Koalisi Buruh Sawit memperingati Hari Perempuan Internasional dengan mengeluarkan himbauan agar industri sawit di Indonesia menghentikan diskriminasi terhadap buruh perempuan di perkebunan kelapa sawit.
“Koalisi Buruh Sawit meminta pemerintah menetapkan kebijakan perlindungan buruh perkebunan sawit. Diskriminasi dan kerentanan buruh perempuan di perkebunan sawit harus dihentikan”, ujar Hotler “Zidane” Pasaoran, Koordinator Koalisi Buruh Sawit dalam sebuah siaran pers yang dikirimkan kepada The Palm Scribe Senin (9/3).
Dalam siaran pers tersebut, Koalisi Buruh Sawit mengatakan telah menemukan praktik kerja eksploitatif di perkebunan sawit yang sudah berlangsung lama. Buruh perkebunan sawit bekerja dalam sistem kerja eksploitatif, tanpa jaminan kepastian kerja, tanpa jaminan kepastian upah, beban kerja yang berat serta tanpa jaminan sosial yang memadai.
Inda Fatinaware, Direktur Eksekutif Sawit Watch mengatakan bahwa koalisi mencatat setidaknya 60 persen dari total jumlah buruh perkebunan sawit adalah perempuan dan 60 persen dari mereka ini adalah buruh prekariat yang bekerja tanpa hak-hak permanen sebagi buruh, tanpa kepastian kerja, tanpa dokumentasi perikatan kerja, upah minim dan tanpa perlindungan kesehatan memadai.
“Kami melihat ini sebagai bentuk diskriminasi terhadap buruh perempuan,” kata Inda.
Suib Nuridho dari Serikat Buruh Perkebunan Indonesia mengatakan investigasi Koalisi telah menemukan fakta pemanfaatan buruh dengan status prekariat pada pekerjaan perawatan di perkebunan sawit.
“Perempuan dipekerjakan untuk melakukan penyemprotan, pemupukan, pembersihan areal, mengutip berondolan, dan pekerjaan lainnya yang ironisnya tidak dianggap sebagai pekerjaan inti di perkebunan sawit. Tidak ada kepastian mereka masih akan bekerja besok dan karena itu tidak ada kepastian memperoleh upah. Jelas bahwa kondisi ini merupakan pelanggaran terhadap hak buruh atas kepastian kerja dan upah”, kata Suib.
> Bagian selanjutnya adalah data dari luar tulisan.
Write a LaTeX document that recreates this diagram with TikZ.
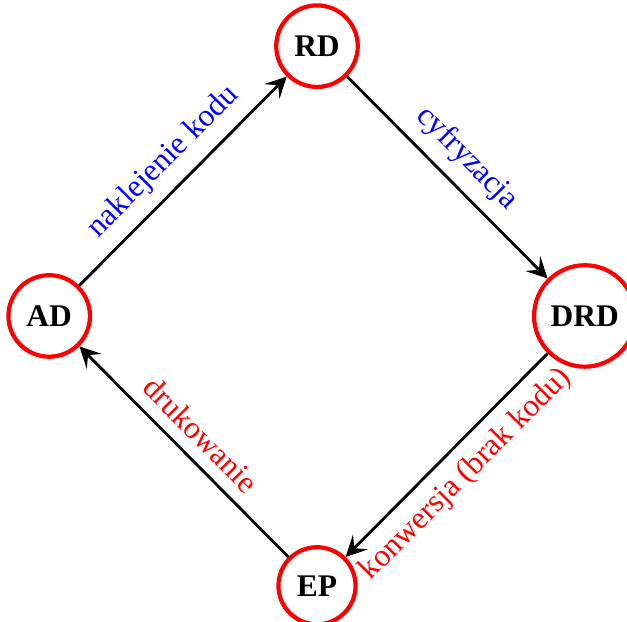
\documentclass[tikz,border=0pt]{standalone}
\usepackage{fontspec}
\setmainfont{Liberation Serif}
\usetikzlibrary{arrows.meta}

\begin{document}
\begin{tikzpicture} [font=\fontsize{9}{11}\selectfont,
        state/.style={circle, draw=red, very thick, font=\fontsize{9}{11}\selectfont\bfseries},
        edge/.style={thick, -{Stealth[length=6pt, width=6pt, inset=2.5pt]}}]
        \useasboundingbox (-90.6pt,-87.4pt) rectangle (88.6pt,90.3pt);
        \node[state] (RD) at (0,2.71) {RD};
        \node[state] (AD) at (-2.69,0) {AD};
        \node[state] (DRD) at (2.69,0) {DRD};
        \node[state] (EP) at (0,-2.71) {EP};
        \draw[edge] (AD) -- node[midway, above, sloped, blue] {naklejenie kodu} (RD);
        \draw[edge] (RD) -- node[midway, above, sloped, blue] {cyfryzacja} (DRD);
        \draw[edge] (DRD) -- node[midway, below, sloped, red] {konwersja (brak kodu)} (EP);
        \draw[edge] (EP) -- node[midway, above, sloped, red] {drukowanie} (AD);
      \end{tikzpicture}
\end{document}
Sementara itu Ismet Inoni, Kepala Departemen Organisasi Dewan Pengurus Pusat Gabungan Serikat Buruh Indonesia, mengatakan bahwa tidak semua perkebunan sawit menyediakan alat pelindung diri yang memadai maupun informasi tentang potensi dampak dan bahaya dari zat kimia yang digunakan, padahal pekerjaan buruh perempuan di bagian perawatan rentan terpapar zat beracun.
Andi Akbar dari Trade Union Rights Centre (TURC) berpendapat komitmen pemerintah dan korporasi dalam perlindungan buruh perkebunan sawit, khususnya buruh perempuan masih rendah.
“Pemerintah misalnya, dalam semua pembahasan tentang industri kelapa sawit, hal-hal perlindungan buruh tidak pernah disinggung. Justru malah mengeluarkan kebijakan yang akan semakin memperburuk kondisi kerja,” ujar Andi.
Ia mengatakan perluasan sektor pekerjaan alih daya di Omnibus Law Cipta Kerja misalnya, hanya akan memperpanjang kerentanan buruh perempuan di perkebunan sawit.
“Koalisi Buruh Sawit meminta pemerintah Indonesia untuk menata sistem perburuhan yang menempatkan buruh sebagai subjek yang hidup layak,” ujar Zidane.